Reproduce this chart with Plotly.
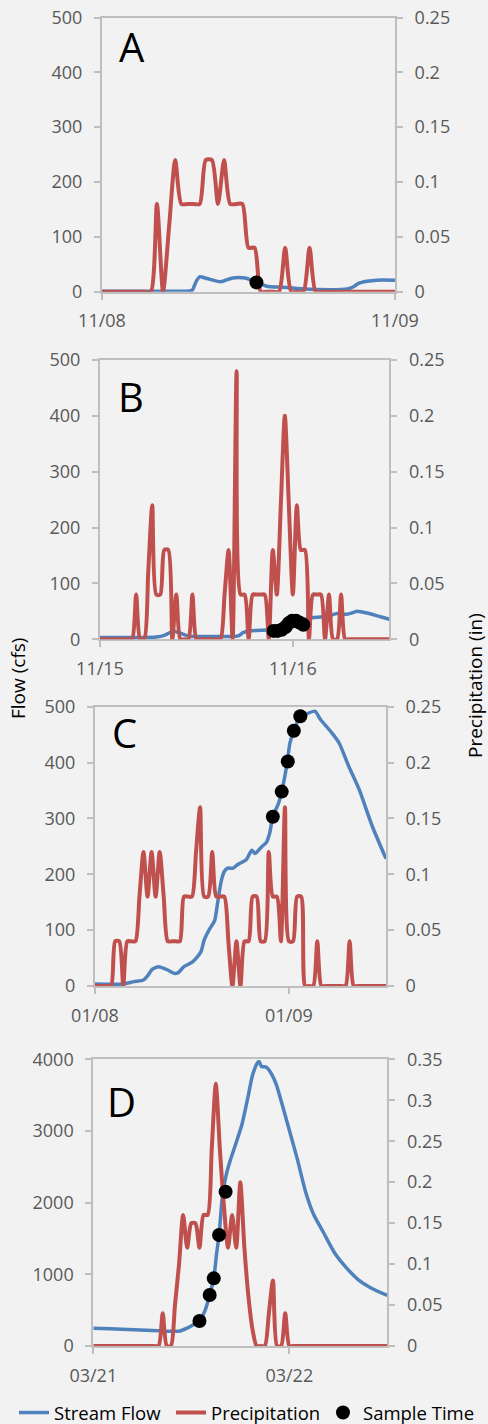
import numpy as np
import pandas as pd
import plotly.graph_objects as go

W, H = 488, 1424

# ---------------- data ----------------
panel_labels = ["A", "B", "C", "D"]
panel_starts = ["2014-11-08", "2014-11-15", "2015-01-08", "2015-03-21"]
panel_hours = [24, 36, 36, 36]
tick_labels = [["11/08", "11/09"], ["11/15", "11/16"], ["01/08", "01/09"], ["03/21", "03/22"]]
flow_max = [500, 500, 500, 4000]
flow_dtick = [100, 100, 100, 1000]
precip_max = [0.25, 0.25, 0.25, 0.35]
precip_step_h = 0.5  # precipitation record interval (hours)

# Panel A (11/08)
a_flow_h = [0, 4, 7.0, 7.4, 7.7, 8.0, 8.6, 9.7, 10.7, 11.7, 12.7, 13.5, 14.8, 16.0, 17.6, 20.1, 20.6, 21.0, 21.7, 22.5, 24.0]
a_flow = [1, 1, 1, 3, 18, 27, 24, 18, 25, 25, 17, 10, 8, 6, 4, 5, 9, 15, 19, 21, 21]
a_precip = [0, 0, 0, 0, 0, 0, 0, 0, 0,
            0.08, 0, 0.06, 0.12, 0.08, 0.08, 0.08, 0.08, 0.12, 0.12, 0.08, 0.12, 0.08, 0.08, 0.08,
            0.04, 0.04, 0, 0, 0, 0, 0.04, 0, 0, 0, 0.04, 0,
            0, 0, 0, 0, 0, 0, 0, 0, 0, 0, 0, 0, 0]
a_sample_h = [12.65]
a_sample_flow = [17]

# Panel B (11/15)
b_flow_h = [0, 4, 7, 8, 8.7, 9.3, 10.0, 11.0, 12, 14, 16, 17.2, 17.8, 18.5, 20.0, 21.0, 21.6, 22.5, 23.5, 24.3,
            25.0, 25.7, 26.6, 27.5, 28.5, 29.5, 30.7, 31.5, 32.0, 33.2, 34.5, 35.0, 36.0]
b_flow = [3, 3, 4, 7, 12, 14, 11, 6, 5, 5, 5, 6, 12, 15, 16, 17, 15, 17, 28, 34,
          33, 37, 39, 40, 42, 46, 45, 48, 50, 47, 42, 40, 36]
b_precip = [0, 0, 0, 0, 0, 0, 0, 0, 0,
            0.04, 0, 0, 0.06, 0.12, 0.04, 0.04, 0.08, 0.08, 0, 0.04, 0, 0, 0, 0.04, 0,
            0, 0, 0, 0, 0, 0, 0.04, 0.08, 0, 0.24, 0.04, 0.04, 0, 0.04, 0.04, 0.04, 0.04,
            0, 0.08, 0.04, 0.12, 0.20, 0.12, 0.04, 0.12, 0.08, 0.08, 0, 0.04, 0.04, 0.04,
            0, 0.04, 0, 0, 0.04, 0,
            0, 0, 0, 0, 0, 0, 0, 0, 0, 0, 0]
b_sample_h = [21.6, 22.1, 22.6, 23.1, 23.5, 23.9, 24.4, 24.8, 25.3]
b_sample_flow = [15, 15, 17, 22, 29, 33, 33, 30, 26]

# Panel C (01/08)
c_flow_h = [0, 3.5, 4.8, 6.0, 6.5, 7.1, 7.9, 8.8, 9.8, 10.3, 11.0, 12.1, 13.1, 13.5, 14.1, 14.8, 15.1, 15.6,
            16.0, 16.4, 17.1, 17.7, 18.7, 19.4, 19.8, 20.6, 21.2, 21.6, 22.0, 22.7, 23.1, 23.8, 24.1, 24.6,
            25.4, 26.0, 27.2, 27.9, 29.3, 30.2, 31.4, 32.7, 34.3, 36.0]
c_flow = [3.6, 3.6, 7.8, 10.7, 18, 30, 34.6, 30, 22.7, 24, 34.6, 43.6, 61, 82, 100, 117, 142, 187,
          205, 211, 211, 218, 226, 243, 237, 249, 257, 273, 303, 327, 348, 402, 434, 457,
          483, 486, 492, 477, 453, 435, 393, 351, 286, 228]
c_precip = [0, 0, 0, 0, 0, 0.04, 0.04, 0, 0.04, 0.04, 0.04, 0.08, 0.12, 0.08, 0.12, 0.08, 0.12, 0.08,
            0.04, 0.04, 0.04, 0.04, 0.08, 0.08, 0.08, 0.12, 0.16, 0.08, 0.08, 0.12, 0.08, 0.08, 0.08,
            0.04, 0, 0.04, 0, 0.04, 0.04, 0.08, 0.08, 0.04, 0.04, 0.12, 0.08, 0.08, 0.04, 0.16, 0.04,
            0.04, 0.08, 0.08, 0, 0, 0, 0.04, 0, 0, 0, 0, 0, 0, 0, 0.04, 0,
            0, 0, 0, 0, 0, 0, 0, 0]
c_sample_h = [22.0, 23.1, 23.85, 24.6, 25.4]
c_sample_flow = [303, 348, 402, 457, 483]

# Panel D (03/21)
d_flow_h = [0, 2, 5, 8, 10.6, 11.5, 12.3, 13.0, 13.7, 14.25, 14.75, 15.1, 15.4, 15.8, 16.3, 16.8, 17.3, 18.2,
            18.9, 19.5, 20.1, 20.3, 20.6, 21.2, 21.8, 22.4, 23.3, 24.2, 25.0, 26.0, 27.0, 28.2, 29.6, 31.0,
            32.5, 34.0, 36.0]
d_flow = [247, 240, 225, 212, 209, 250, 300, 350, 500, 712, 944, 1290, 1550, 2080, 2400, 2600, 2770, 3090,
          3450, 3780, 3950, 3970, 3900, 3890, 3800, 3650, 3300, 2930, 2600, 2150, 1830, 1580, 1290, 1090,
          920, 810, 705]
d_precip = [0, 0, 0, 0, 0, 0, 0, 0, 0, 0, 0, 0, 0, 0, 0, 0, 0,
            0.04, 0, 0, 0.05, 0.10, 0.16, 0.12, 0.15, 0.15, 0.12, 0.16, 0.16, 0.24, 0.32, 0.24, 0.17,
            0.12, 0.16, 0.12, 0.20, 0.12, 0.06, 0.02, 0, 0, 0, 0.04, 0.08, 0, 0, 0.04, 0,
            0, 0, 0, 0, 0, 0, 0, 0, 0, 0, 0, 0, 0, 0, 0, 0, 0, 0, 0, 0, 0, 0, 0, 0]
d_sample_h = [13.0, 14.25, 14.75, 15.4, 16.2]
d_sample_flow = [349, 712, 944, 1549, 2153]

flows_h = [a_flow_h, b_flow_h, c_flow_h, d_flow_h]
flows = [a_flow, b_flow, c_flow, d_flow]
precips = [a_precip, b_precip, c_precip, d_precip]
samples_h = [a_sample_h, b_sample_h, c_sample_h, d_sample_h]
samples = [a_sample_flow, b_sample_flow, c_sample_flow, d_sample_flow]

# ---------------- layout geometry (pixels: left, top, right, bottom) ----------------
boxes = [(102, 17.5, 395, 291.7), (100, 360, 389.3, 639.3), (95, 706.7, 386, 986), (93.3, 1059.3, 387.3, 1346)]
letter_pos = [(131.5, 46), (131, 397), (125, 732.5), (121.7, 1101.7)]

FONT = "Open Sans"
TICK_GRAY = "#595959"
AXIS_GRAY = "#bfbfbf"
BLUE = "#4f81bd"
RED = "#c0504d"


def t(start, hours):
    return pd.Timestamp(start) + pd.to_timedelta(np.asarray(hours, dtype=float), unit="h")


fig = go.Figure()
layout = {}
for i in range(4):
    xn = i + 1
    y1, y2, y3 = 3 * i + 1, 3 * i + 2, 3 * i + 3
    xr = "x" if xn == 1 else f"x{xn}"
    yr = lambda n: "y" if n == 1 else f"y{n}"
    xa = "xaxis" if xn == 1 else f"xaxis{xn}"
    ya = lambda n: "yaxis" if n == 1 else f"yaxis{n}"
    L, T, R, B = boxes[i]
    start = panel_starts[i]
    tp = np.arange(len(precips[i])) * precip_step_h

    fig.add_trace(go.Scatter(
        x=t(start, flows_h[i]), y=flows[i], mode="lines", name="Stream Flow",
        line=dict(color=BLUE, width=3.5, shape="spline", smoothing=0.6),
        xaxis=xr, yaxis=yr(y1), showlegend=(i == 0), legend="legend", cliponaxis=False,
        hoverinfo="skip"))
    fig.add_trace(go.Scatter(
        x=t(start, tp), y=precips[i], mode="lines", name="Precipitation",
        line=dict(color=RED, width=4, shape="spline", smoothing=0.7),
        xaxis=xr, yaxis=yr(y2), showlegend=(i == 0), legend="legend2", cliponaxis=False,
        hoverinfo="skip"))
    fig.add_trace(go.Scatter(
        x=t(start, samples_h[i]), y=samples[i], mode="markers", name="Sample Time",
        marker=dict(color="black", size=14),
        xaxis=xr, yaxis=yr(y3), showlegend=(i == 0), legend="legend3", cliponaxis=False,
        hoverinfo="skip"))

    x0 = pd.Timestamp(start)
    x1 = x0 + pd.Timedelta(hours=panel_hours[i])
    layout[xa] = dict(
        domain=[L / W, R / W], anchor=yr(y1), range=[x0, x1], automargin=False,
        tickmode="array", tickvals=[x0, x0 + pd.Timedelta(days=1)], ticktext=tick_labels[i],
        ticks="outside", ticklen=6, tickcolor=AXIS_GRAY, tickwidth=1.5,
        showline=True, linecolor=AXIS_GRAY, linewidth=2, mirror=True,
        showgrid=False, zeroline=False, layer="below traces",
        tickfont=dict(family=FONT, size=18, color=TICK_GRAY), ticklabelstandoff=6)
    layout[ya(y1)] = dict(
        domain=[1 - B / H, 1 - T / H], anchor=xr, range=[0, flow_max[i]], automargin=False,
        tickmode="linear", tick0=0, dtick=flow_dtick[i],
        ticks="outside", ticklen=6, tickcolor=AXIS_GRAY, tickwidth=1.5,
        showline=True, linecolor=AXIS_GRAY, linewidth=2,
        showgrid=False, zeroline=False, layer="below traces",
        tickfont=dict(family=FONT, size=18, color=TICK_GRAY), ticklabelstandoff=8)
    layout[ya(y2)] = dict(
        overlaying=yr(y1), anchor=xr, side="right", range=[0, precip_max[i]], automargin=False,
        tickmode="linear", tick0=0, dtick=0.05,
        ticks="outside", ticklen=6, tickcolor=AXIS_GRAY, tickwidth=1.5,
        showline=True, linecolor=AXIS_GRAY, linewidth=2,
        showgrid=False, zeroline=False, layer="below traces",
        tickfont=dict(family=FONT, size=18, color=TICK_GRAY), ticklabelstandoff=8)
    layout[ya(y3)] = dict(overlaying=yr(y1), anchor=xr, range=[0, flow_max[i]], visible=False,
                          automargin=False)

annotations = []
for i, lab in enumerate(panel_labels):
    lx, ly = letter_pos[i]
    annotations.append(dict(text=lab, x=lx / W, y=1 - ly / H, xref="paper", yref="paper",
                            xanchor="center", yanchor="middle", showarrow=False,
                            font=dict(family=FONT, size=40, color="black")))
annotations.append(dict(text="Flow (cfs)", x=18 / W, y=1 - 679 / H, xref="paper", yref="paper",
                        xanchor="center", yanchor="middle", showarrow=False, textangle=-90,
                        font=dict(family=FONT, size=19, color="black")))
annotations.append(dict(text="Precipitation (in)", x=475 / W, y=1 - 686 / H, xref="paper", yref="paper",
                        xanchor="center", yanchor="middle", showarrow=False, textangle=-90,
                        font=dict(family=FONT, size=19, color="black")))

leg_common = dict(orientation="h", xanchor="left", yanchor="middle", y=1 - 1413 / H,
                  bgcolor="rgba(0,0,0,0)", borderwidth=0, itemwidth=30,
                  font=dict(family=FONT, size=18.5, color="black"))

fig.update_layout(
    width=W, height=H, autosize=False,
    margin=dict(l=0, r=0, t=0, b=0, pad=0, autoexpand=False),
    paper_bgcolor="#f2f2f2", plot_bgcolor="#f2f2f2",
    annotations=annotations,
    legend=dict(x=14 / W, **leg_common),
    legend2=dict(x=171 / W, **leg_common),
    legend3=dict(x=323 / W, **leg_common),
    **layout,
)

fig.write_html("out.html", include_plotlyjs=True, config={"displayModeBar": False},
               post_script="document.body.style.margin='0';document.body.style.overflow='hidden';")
==================================================
- [Instructions to follow]: Write down every line from the opening of the listing to the line with "b_sample_flow = [15, 15, 17, 22, 29, 33, 33, 30, 26]", both included, and nothing else; the pictures are omitted.

- [Solved problem]:
Reproduce this chart with Plotly.
import numpy as np
import pandas as pd
import plotly.graph_objects as go

W, H = 488, 1424

# ---------------- data ----------------
panel_labels = ["A", "B", "C", "D"]
panel_starts = ["2014-11-08", "2014-11-15", "2015-01-08", "2015-03-21"]
panel_hours = [24, 36, 36, 36]
tick_labels = [["11/08", "11/09"], ["11/15", "11/16"], ["01/08", "01/09"], ["03/21", "03/22"]]
flow_max = [500, 500, 500, 4000]
flow_dtick = [100, 100, 100, 1000]
precip_max = [0.25, 0.25, 0.25, 0.35]
precip_step_h = 0.5  # precipitation record interval (hours)

# Panel A (11/08)
a_flow_h = [0, 4, 7.0, 7.4, 7.7, 8.0, 8.6, 9.7, 10.7, 11.7, 12.7, 13.5, 14.8, 16.0, 17.6, 20.1, 20.6, 21.0, 21.7, 22.5, 24.0]
a_flow = [1, 1, 1, 3, 18, 27, 24, 18, 25, 25, 17, 10, 8, 6, 4, 5, 9, 15, 19, 21, 21]
a_precip = [0, 0, 0, 0, 0, 0, 0, 0, 0,
            0.08, 0, 0.06, 0.12, 0.08, 0.08, 0.08, 0.08, 0.12, 0.12, 0.08, 0.12, 0.08, 0.08, 0.08,
            0.04, 0.04, 0, 0, 0, 0, 0.04, 0, 0, 0, 0.04, 0,
            0, 0, 0, 0, 0, 0, 0, 0, 0, 0, 0, 0, 0]
a_sample_h = [12.65]
a_sample_flow = [17]

# Panel B (11/15)
b_flow_h = [0, 4, 7, 8, 8.7, 9.3, 10.0, 11.0, 12, 14, 16, 17.2, 17.8, 18.5, 20.0, 21.0, 21.6, 22.5, 23.5, 24.3,
            25.0, 25.7, 26.6, 27.5, 28.5, 29.5, 30.7, 31.5, 32.0, 33.2, 34.5, 35.0, 36.0]
b_flow = [3, 3, 4, 7, 12, 14, 11, 6, 5, 5, 5, 6, 12, 15, 16, 17, 15, 17, 28, 34,
          33, 37, 39, 40, 42, 46, 45, 48, 50, 47, 42, 40, 36]
b_precip = [0, 0, 0, 0, 0, 0, 0, 0, 0,
            0.04, 0, 0, 0.06, 0.12, 0.04, 0.04, 0.08, 0.08, 0, 0.04, 0, 0, 0, 0.04, 0,
            0, 0, 0, 0, 0, 0, 0.04, 0.08, 0, 0.24, 0.04, 0.04, 0, 0.04, 0.04, 0.04, 0.04,
            0, 0.08, 0.04, 0.12, 0.20, 0.12, 0.04, 0.12, 0.08, 0.08, 0, 0.04, 0.04, 0.04,
            0, 0.04, 0, 0, 0.04, 0,
            0, 0, 0, 0, 0, 0, 0, 0, 0, 0, 0]
b_sample_h = [21.6, 22.1, 22.6, 23.1, 23.5, 23.9, 24.4, 24.8, 25.3]
b_sample_flow = [15, 15, 17, 22, 29, 33, 33, 30, 26]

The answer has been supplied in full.